To answer your second question (How fast would be the slug accumulation ). The slug will be accumulated to its maximum during transient state at the time of start up. It will be increased till the pipeline operation will become steady state (what comes in , goes out). At this time you will have a stable static hold up in the line plus the dynamic hold up which will not vary. The other cases which cause un-stability of the hold up are Ramp-up, pigging etc which shall be dealt separately. For all the above case you might need to run pipeline dynamic simulators to predict the time and the slug/ liquid hold up time (remember to use the proper model to come up with more or less accurate results).

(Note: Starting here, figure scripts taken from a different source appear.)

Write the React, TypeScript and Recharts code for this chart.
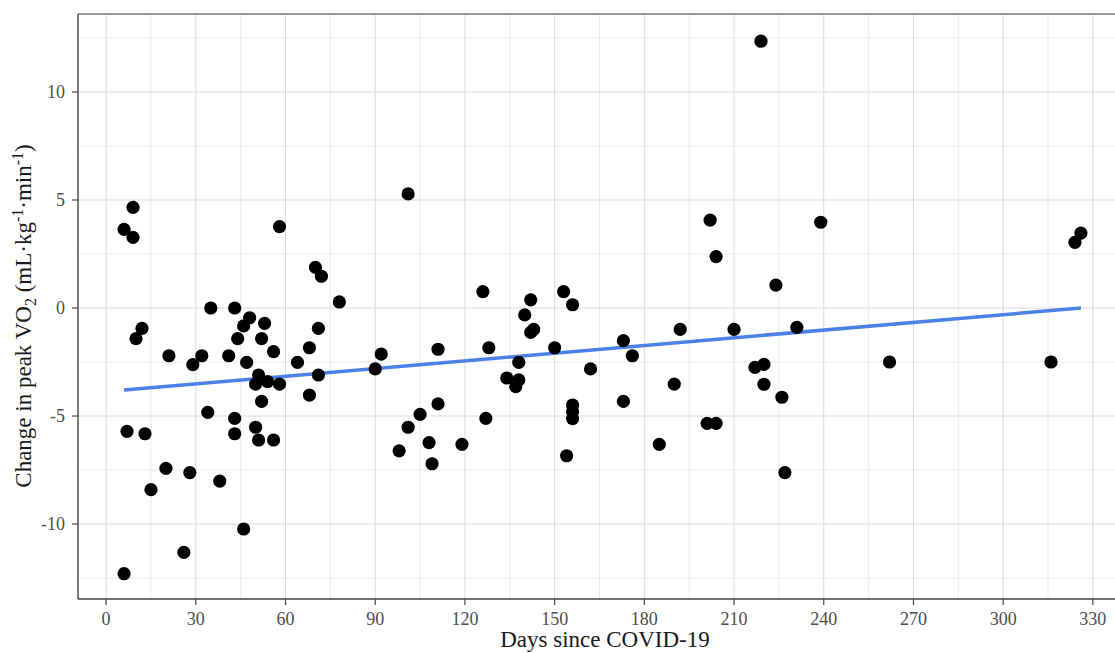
import React from 'react';
import { ScatterChart, Scatter, XAxis, YAxis, CartesianGrid, ReferenceLine } from 'recharts';

// days since COVID-19 for each participant
const days = [
  6, 6, 9, 9, 7, 10, 12, 13, 15, 20, 21, 26, 28, 29, 32, 34, 35, 38, 41, 43, 43, 43, 44, 46, 48,
  47, 46, 50, 53, 52, 51, 50, 54, 58, 52, 51, 56, 56, 58, 64, 68, 68, 71, 71, 70, 72, 78, 90, 92,
  98, 101, 101, 105, 108, 109, 111, 111, 119, 127, 128, 126, 134, 137, 138, 138, 140, 142, 142,
  143, 150, 153, 156, 154, 156, 156, 156, 162, 173, 173, 176, 185, 190, 192, 201, 204, 202, 204,
  210, 219, 217, 220, 220, 226, 227, 224, 231, 239, 262, 316, 324, 326,
];

// change in peak VO2 (mL/kg/min)
const changes = [
  -12.3, 3.64, 4.66, 3.27, -5.71, -1.42, -0.94, -5.82, -8.41, -7.42, -2.21, -11.31, -7.62, -2.62,
  -2.21, -4.83, 0, -8.01, -2.21, 0, -5.11, -5.82, -1.42, -0.83, -0.45, -2.52, -10.23, -5.52, -0.71,
  -1.42, -3.1, -3.52, -3.41, -3.52, -4.32, -6.11, -6.11, -2.02, 3.77, -2.52, -1.84, -4.03, -0.94,
  -3.1, 1.88, 1.47, 0.28, -2.82, -2.13, -6.61, 5.28, -5.52, -4.92, -6.23, -7.21, -4.44, -1.91,
  -6.31, -5.11, -1.84, 0.76, -3.24, -3.64, -3.33, -2.52, -0.32, 0.38, -1.13, -0.99, -1.84, 0.76,
  0.15, -6.84, -4.49, -4.8, -5.12, -2.82, -1.51, -4.32, -2.21, -6.31, -3.52, -0.99, -5.34, -5.34,
  4.07, 2.38, -0.99, 12.35, -2.75, -2.61, -3.53, -4.13, -7.62, 1.06, -0.9, 3.97, -2.5, -2.5, 3.04,
  3.47,
];

// linear fit endpoints
const fitDays = [6, 326];
const fitValues = [-3.8, 0.0];

const xTicks = [0, 30, 60, 90, 120, 150, 180, 210, 240, 270, 300, 330];
const xMinor = [15, 45, 75, 105, 135, 165, 195, 225, 255, 285, 315];
const yTicks = [-10, -5, 0, 5, 10];
const yMinor = [-12.5, -7.5, -2.5, 2.5, 7.5, 12.5];

const xDomain = [-9.4, 337.4];
const yDomain = [-13.47, 13.61];

const points = days.map((d, i) => ({ x: d, y: changes[i] }));
const fitLine = fitDays.map((d, i) => ({ x: d, y: fitValues[i] }));

const FONT = '"Liberation Serif", "Times New Roman", serif';
const tickStyle = { fill: '#4d4d4d', fontSize: 18, fontFamily: FONT };

const Dot = (props: any) => <circle cx={props.cx} cy={props.cy} r={6.6} fill="#000" />;
const NoDot = () => <g />;

const YTitle = () => (
  <text
    x={31}
    y={316}
    transform="rotate(-90, 31, 316)"
    textAnchor="middle"
    fontFamily={FONT}
    fontSize={23}
    fill="#1a1a1a"
  >
    <tspan>Change in peak VO</tspan>
    <tspan fontSize={16} dy={5}>2</tspan>
    <tspan dy={-5}> (mL·kg</tspan>
    <tspan fontSize={16} dy={-8}>-1</tspan>
    <tspan dy={8}>·min</tspan>
    <tspan fontSize={16} dy={-8}>-1</tspan>
    <tspan dy={8}>)</tspan>
  </text>
);

const XTitle = () => (
  <text x={605} y={647} textAnchor="middle" fontFamily={FONT} fontSize={23} fill="#1a1a1a">
    Days since COVID-19
  </text>
);

const App = () => {
  return (
    <div style={{ position: 'absolute', left: 0, top: 0, background: '#fff' }}>
      <ScatterChart width={1115} height={653} margin={{ top: 14, right: 0, bottom: 0, left: 0 }}>
        <CartesianGrid
          stroke="#ebebeb"
          horizontalValues={yMinor}
          verticalValues={xMinor}
        />
        <CartesianGrid
          stroke="#dadada"
          horizontalValues={yTicks}
          verticalValues={xTicks}
        />
        <XAxis
          type="number"
          dataKey="x"
          domain={xDomain}
          allowDataOverflow
          ticks={xTicks}
          interval={0}
          height={54}
          tickSize={6}
          tickMargin={7}
          tick={tickStyle}
          axisLine={{ stroke: '#444', strokeWidth: 1.4 }}
          tickLine={{ stroke: '#444', strokeWidth: 1.2 }}
          label={{ content: () => <XTitle /> }}
        />
        <YAxis
          type="number"
          dataKey="y"
          domain={yDomain}
          allowDataOverflow
          ticks={yTicks}
          interval={0}
          width={78}
          tickSize={6}
          tickMargin={7}
          tick={tickStyle}
          axisLine={{ stroke: '#444', strokeWidth: 1.4 }}
          tickLine={{ stroke: '#444', strokeWidth: 1.2 }}
          label={{ content: () => <YTitle /> }}
        />
        <ReferenceLine y={yDomain[1]} stroke="#777" strokeWidth={1.6} ifOverflow="visible" />
        <Scatter
          data={fitLine}
          line={{ stroke: '#4d80e6', strokeWidth: 3.5 }}
          shape={NoDot}
          isAnimationActive={false}
        />
        <Scatter data={points} shape={Dot} isAnimationActive={false} />
      </ScatterChart>
    </div>
  );
};

export default App;
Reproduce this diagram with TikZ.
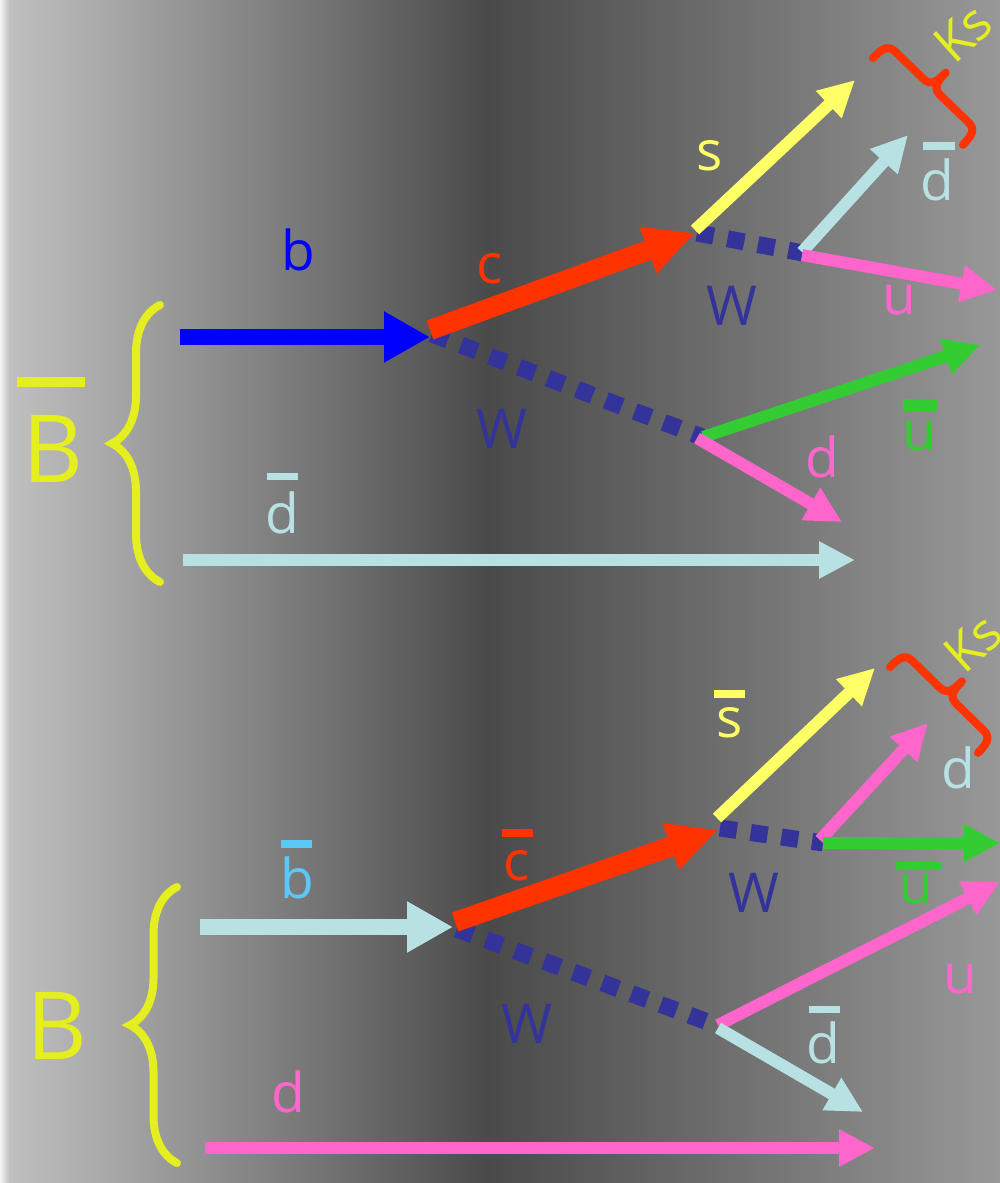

There are some guidelines in the internet what type of slug catcher (finger type, vessel type (vertical or horizontal) or some other proprietary design to be used. In your case where the slug size is limited a vessel type SC is more feasible as it could require limited plot size and equipment cost. Remember to allocate the slug volume when you are sizing the SC. Follow the design guideline for conventional separators for normal separation of gas and liquid but allocate more volume for the slug. Design of finger type slug catcher is more sophisticated and normally Engineering companies have GL or software to size pipe slug catchers (One of the GL are also also available from Operating companies like Shell DEP and PETRONAS which is more or less the same as SHELL DEP. However you may do it by yourself using these GL with consultation of some piping design engineers. Remember that when you design Pipe type SC there are some piping engineering rules which you might consider together with mechanical process design of SC. eg the standard pipe length are SRL,or DRL which is 6 meters or 12 meters. To minimize number of field welds you need to consider these limitations , Other things which might affect the size (especially the separation area, risers, downcomers etc. are standard fitting sizes ) especially for large size piping.

And your final question (the margin): actually with your case where the SC will be small in size you can allocate good fat in your design however this depends on your expertise to use the proper model applicable for your case plus the pipeline profile, accuracy of the input data e.g. gas composition etc. Also a good credit can be given to the liquid processing unit capacity downstream of slug catcher so that you can take the benefit to divert the liquid inside the SC while it is being accumulated....

seddik-b
08-11-2013, 04:02 PM
For sulugcatcher sizing you need to conduct transient studies where you have to determine you pipeline envelope, the turndown , start-up and ramp-up cases and will govern the slug catcher sizing.